Data to process —
--*--
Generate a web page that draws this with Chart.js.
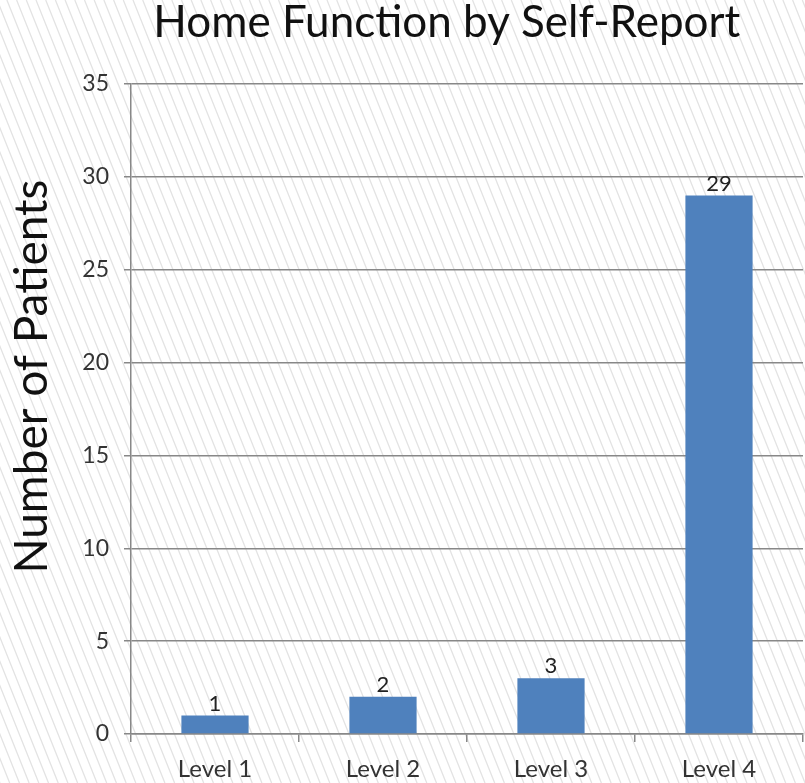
--*--
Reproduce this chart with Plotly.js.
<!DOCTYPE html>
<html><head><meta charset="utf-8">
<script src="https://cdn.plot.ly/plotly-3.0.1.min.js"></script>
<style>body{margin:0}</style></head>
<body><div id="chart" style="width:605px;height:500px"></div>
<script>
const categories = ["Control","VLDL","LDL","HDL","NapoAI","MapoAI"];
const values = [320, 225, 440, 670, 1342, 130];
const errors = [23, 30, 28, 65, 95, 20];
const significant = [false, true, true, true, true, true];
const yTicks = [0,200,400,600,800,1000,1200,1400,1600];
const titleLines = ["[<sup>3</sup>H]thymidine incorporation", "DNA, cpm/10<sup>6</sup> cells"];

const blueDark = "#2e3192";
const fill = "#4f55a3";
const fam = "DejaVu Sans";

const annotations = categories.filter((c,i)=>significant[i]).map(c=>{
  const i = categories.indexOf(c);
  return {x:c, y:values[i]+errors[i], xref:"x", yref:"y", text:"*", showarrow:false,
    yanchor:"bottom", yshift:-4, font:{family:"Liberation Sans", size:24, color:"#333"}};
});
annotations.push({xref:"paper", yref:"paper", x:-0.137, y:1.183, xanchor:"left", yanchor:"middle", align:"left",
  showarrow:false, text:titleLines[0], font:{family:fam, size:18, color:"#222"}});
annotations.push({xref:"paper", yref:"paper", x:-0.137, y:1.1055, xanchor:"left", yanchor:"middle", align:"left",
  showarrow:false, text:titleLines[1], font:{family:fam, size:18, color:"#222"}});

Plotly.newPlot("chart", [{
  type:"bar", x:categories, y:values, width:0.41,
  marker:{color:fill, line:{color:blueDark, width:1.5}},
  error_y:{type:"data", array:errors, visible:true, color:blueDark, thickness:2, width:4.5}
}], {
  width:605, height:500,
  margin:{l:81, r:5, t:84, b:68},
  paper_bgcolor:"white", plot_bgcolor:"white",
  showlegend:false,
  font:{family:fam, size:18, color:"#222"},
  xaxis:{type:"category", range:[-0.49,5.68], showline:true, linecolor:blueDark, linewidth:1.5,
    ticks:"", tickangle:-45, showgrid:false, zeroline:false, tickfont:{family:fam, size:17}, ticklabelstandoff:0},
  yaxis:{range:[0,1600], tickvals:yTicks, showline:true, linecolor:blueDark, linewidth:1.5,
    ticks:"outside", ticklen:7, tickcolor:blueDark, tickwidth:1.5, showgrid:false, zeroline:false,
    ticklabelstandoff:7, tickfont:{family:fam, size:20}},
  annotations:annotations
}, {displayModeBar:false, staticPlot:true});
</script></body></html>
--*--
Requirements — From the listing, copy each line containing the word "with".

Finished task —
Generate a web page that draws this with Chart.js.
Reproduce this chart with Plotly.js.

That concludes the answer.